There is often a short-term advantage in lying. Which is mostly why people do it. So if someone in a conversation pulls out some bogus anecdote and you don't know the actual background of the claim, you're often left either raising vague doubts about the claim or citing more general information. Unless you are very familiar with the particular subject or are willing to make up your own, you may not have a competing anecdote on the topic. And stories are persuasive and can create strong and lasting images that systematic statistics do not.
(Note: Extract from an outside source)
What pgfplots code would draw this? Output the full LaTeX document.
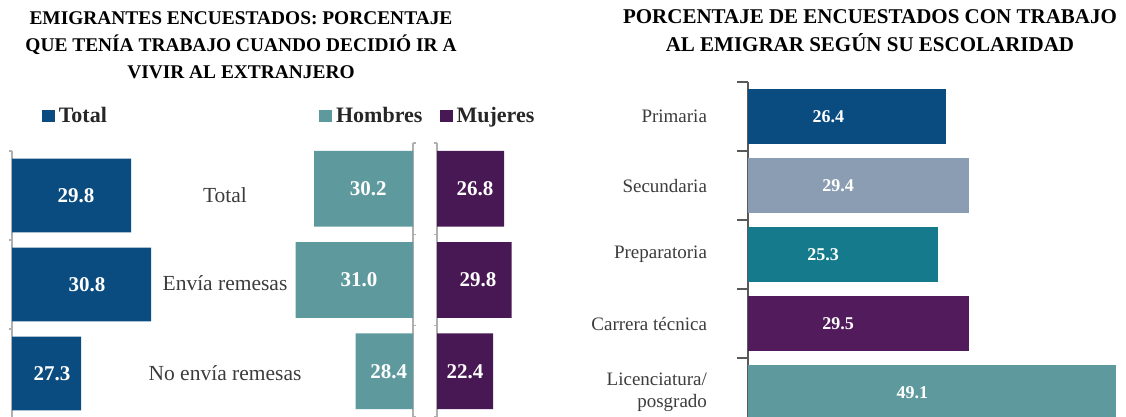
\documentclass[border=0pt]{standalone}
\usepackage{fontspec}
\setmainfont{Liberation Serif}
\usepackage{pgfplots}
\pgfplotsset{compat=1.18}

\definecolor{azul}{RGB}{11,76,128}
\definecolor{verde}{RGB}{94,154,157}
\definecolor{morado}{RGB}{72,24,84}
\definecolor{morado2}{RGB}{82,27,92}
\definecolor{grisazul}{RGB}{139,157,179}
\definecolor{petroleo}{RGB}{21,122,139}
\definecolor{ejes}{RGB}{175,175,175}
\definecolor{texto}{RGB}{60,60,60}

\pgfplotsset{
  panel/.style={
    xbar, scale only axis, y dir=reverse,
    axis x line=none, xtick=\empty, axis y line*=left,
    ymin=-0.5, ymax=2.5,
    ytick={-0.5,0.5,1.5,2.5}, yticklabels={},
    tick align=outside, major tick length=1.5pt,
    y axis line style={ejes, line width=0.6pt},
    every tick/.style={ejes, line width=0.6pt},
    bar width=0.83,
    legend style={draw=none, fill=none, inner sep=0pt, anchor=west,
      font=\fontsize{11}{12}\selectfont\bfseries, text=black!85},
    legend image code/.code={\fill[##1] (0pt,-3.2pt) rectangle (6.4pt,3.2pt);},
  },
}
\tikzset{lbl/.style={text=white, font=\fontsize{10.5}{12}\selectfont\bfseries}}

\begin{document}
\begin{tikzpicture}
\useasboundingbox (0,0) rectangle (563pt,-208.5pt);
\clip (0,0) rectangle (563pt,-208.5pt);

% Total
\begin{axis}[panel, at={(6pt,-209pt)}, anchor=south west,
  width=74pt, height=133.5pt, xmin=23.85, xmax=31.25,
  legend style={at={(0.2,1.131)}}]
  \addplot[fill=azul, draw=none] coordinates {(29.8,0) (30.8,1) (27.3,2)};
  \addlegendentry{Total}
  \node[lbl] at (axis cs:27.05,0) {29.8};
  \node[lbl] at (axis cs:27.6,1) {30.8};
  \node[lbl] at (axis cs:25.85,2) {27.3};
\end{axis}

% Hombres
\begin{axis}[panel, x dir=reverse, axis y line*=right,
  at={(206.5pt,-208.5pt)}, anchor=south east,
  width=61.5pt, height=137pt, xmin=25.9, xmax=31.25,
  legend style={at={(0.235,1.0985)}}]
  \addplot[fill=verde, draw=none] coordinates {(30.2,0) (31.0,1) (28.4,2)};
  \addlegendentry{Hombres}
  \node[lbl] at (axis cs:27.85,0) {30.2};
  \node[lbl] at (axis cs:28.25,1) {31.0};
  \node[lbl] at (axis cs:26.95,2) {28.4};
\end{axis}

% Mujeres
\begin{axis}[panel, at={(218.5pt,-208.5pt)}, anchor=south west,
  width=40pt, height=137pt, xmin=0, xmax=32,
  legend style={at={(0.03,1.0985)}}]
  \addplot[fill=morado, draw=none] coordinates {(26.8,0) (29.8,1) (22.4,2)};
  \addlegendentry{Mujeres}
  \node[lbl] at (axis cs:15.2,0) {26.8};
  \node[lbl] at (axis cs:16.4,1) {29.8};
  \node[lbl] at (axis cs:11.2,2) {22.4};
\end{axis}

% Escolaridad
\begin{axis}[xbar, scale only axis, y dir=reverse,
  at={(374pt,-213.5pt)}, anchor=south west, width=189pt, height=172.5pt,
  xmin=0, xmax=50.4, ymin=-0.5, ymax=4.5,
  axis x line=none, xtick=\empty, axis y line*=left,
  y axis line style={black!65, line width=0.7pt},
  ytick={0,1,2,3,4},
  yticklabels={Primaria,Secundaria,Preparatoria,Carrera técnica,{Licenciatura/\\posgrado}},
  major tick length=0pt,
  extra y ticks={-0.5,0.5,1.5,2.5,3.5}, extra y tick labels={},
  extra y tick style={major tick length=5.5pt, tick align=outside,
    tick style={black!65, line width=0.7pt}},
  yticklabel style={align=right, font=\fontsize{9.5}{11}\selectfont,
    text=texto, xshift=-17pt},
  bar width=0.8, bar shift=0pt]
  \addplot[fill=azul, draw=none] coordinates {(26.4,0)};
  \addplot[fill=grisazul, draw=none] coordinates {(29.4,1)};
  \addplot[fill=petroleo, draw=none] coordinates {(25.3,2)};
  \addplot[fill=morado2, draw=none] coordinates {(29.5,3)};
  \addplot[fill=verde, draw=none] coordinates {(49.1,4)};
  \node[lbl, font=\fontsize{9}{11}\selectfont\bfseries] at (axis cs:10.7,0) {26.4};
  \node[lbl, font=\fontsize{9}{11}\selectfont\bfseries] at (axis cs:12.0,1) {29.4};
  \node[lbl, font=\fontsize{9}{11}\selectfont\bfseries] at (axis cs:10.0,2) {25.3};
  \node[lbl, font=\fontsize{9}{11}\selectfont\bfseries] at (axis cs:12.0,3) {29.5};
  \node[lbl, font=\fontsize{9}{11}\selectfont\bfseries] at (axis cs:21.9,4) {49.1};
\end{axis}

% category labels between the panels
\begin{scope}[every node/.style={font=\fontsize{10.75}{12}\selectfont, text=texto}]
  \node at (112.5pt,-97.5pt) {Total};
  \node at (112.5pt,-141.5pt) {Envía remesas};
  \node at (112.5pt,-186.5pt) {No envía remesas};
\end{scope}

% titles
\node[font=\fontsize{9.7}{13.5}\selectfont\bfseries, align=center]
  at (120.5pt,-22.5pt) {EMIGRANTES ENCUESTADOS: PORCENTAJE\\QUE TENÍA TRABAJO CUANDO DECIDIÓ IR A\\VIVIR AL EXTRANJERO};
\node[font=\fontsize{10.5}{14}\selectfont\bfseries, align=center]
  at (435pt,-15.5pt) {PORCENTAJE DE ENCUESTADOS CON TRABAJO\\AL EMIGRAR SEGÚN SU ESCOLARIDAD};
\end{tikzpicture}
\end{document}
It helps to develop a sense of what kinds of stories smell more like urban legends (or outright fabrications) than accurate accounts.

Still, the fact that conservative arguments don't hold up well to scholarly scrutiny or may be dull to read if you're not already a partisan true believer, their ideas have a very practical importance. As Ricci puts it:

Yet whatever our preferences might be, it seems to me that we should study conservative ideas because they impact importantly on modern society. Between 1980 and 2004, conservatives captured the Presidency five times; they repeatedly controlled one or both houses of Congress; and they appointed a series of right-leaning judges to various federal courts including the highest. In the same years, they scaled back or cancelled signature programs of the New Deal and the Great Society; they fostered deregulation and globalization rather than a deliberate social contract; and, in February of 2003, they propelled the nation into a war in Iraq that has taken tens of thousands of lives and will probably cost $3 trillion before it is over.
Ricci's appeal is directly specifically to scholars of political science. Within the blogging orbit in which I normally write, we've been grappling with these ideas for a long time. But it does strike me that the reluctance of political scientists to dissect present-day conservative claims in the context Ricci discusses may be part of the wider problem that gives us leading lights of the national media like NBC's Chuck Todd who are far more eager to talk down the whole idea of investigating Bush-era crimes - crimes whose occurrence is not seriously disputed in the case of the torture program - than they are in pursuing that alleged provision of journalism by pursuing such stories actively.